Stored records
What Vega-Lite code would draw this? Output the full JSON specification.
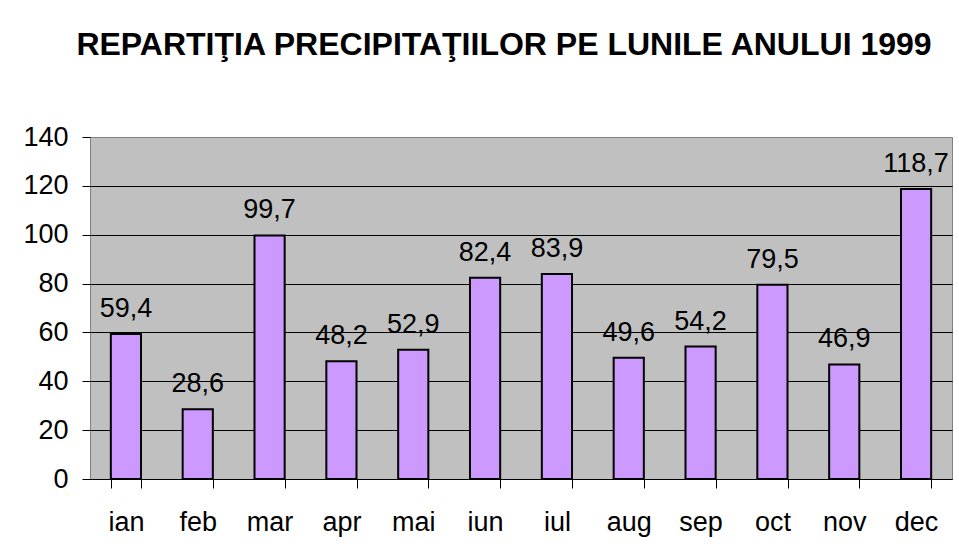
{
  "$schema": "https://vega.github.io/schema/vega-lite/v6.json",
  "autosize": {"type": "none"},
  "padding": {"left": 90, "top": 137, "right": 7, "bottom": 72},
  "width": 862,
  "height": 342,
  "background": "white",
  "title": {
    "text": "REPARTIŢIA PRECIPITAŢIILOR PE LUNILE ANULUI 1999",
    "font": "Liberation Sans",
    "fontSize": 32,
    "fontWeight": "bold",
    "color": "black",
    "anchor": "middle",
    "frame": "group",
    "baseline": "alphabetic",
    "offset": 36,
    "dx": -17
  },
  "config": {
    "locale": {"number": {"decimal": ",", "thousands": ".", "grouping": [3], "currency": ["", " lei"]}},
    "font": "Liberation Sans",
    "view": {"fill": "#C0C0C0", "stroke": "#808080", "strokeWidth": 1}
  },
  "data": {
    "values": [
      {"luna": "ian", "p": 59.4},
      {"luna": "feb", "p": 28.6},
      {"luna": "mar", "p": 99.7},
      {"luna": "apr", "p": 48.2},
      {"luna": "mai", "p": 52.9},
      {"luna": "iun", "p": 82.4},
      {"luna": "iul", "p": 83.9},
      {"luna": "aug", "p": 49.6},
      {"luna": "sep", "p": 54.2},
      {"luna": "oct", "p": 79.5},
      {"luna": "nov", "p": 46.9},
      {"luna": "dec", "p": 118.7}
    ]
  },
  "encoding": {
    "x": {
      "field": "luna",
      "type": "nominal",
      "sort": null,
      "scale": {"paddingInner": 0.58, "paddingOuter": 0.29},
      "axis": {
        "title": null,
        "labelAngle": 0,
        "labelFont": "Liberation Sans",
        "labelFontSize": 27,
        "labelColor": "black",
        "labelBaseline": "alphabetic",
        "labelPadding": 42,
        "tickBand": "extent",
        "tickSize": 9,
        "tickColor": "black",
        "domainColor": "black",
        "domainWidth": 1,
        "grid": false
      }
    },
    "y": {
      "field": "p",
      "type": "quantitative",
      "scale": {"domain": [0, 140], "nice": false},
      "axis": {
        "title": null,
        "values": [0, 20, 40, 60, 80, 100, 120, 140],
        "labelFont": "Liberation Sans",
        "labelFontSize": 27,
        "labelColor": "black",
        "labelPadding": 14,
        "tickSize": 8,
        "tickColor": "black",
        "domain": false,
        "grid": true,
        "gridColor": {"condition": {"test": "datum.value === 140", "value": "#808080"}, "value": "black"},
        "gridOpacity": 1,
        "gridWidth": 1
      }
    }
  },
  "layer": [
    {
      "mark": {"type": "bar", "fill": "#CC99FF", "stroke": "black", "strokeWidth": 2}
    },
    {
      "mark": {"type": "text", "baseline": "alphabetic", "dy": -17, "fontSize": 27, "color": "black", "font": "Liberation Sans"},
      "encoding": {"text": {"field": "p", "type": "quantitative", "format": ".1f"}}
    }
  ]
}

==

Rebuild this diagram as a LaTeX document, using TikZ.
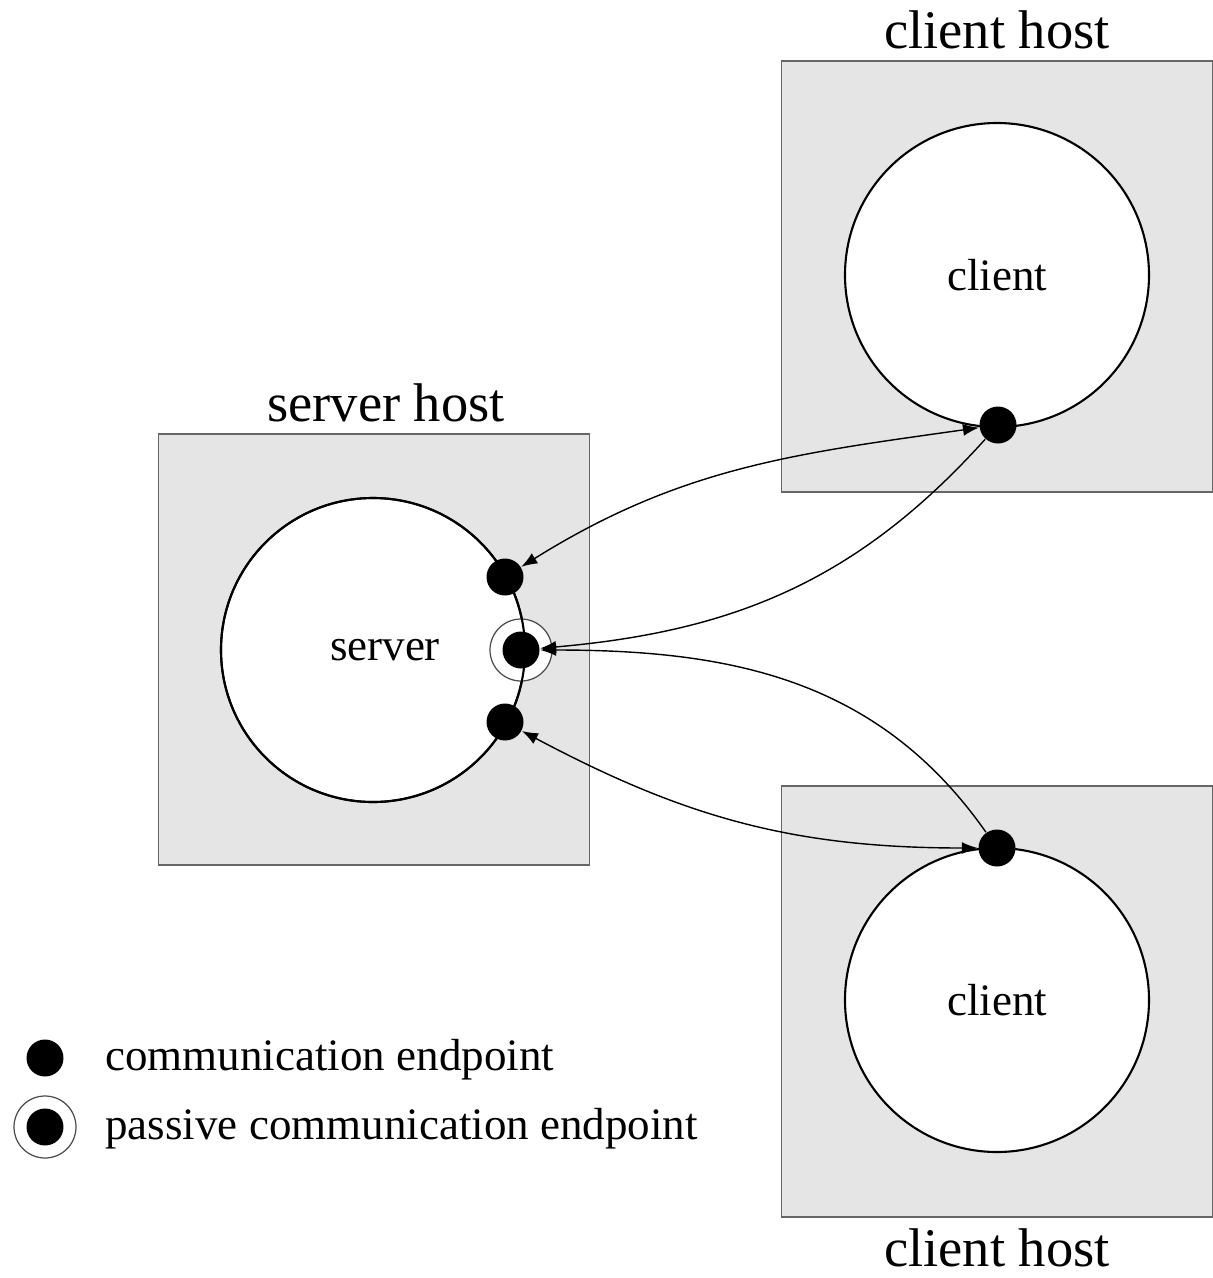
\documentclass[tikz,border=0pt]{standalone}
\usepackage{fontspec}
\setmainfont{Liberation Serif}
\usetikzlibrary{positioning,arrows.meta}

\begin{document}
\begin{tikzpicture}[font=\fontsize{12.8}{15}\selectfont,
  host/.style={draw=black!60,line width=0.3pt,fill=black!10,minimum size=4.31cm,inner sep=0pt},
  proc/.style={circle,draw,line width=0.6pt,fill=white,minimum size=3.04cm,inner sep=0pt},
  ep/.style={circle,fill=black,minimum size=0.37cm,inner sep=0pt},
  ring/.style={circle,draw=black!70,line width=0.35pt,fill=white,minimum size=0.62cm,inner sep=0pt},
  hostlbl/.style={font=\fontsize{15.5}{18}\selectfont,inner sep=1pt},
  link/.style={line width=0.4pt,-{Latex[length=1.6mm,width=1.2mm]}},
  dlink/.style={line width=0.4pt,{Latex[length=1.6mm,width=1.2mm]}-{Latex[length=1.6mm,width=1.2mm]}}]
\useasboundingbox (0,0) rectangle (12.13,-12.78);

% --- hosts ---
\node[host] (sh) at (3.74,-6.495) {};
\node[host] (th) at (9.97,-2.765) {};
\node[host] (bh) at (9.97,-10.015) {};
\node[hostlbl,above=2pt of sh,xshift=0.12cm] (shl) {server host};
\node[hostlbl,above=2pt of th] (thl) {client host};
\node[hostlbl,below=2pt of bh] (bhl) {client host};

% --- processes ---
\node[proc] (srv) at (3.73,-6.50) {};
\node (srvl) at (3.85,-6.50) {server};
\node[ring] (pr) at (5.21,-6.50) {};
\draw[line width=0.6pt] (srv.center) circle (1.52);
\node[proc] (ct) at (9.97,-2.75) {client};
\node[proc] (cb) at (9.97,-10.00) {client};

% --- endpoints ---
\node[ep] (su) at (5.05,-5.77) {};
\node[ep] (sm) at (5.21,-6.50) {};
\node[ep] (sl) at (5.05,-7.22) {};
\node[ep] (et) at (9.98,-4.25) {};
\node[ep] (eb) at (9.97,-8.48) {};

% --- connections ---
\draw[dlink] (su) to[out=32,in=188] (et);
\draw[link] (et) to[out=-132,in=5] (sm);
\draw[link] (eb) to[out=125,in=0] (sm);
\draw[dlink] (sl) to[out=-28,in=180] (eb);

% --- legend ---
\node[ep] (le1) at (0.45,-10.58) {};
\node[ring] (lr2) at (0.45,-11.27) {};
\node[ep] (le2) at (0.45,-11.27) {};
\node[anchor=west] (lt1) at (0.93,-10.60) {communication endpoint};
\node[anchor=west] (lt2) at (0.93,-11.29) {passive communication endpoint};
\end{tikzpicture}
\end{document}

TASK DIRECTIONS
Write out the lines beginning with the one that contains "Rebuild this diagram" and ending with the one that contains "(0,0) rectangle (12.13,-12.78);", exactly as given. Leave pictures out.

OUTPUT FOR THIS TASK
Rebuild this diagram as a LaTeX document, using TikZ.
\documentclass[tikz,border=0pt]{standalone}
\usepackage{fontspec}
\setmainfont{Liberation Serif}
\usetikzlibrary{positioning,arrows.meta}

\begin{document}
\begin{tikzpicture}[font=\fontsize{12.8}{15}\selectfont,
  host/.style={draw=black!60,line width=0.3pt,fill=black!10,minimum size=4.31cm,inner sep=0pt},
  proc/.style={circle,draw,line width=0.6pt,fill=white,minimum size=3.04cm,inner sep=0pt},
  ep/.style={circle,fill=black,minimum size=0.37cm,inner sep=0pt},
  ring/.style={circle,draw=black!70,line width=0.35pt,fill=white,minimum size=0.62cm,inner sep=0pt},
  hostlbl/.style={font=\fontsize{15.5}{18}\selectfont,inner sep=1pt},
  link/.style={line width=0.4pt,-{Latex[length=1.6mm,width=1.2mm]}},
  dlink/.style={line width=0.4pt,{Latex[length=1.6mm,width=1.2mm]}-{Latex[length=1.6mm,width=1.2mm]}}]
\useasboundingbox (0,0) rectangle (12.13,-12.78);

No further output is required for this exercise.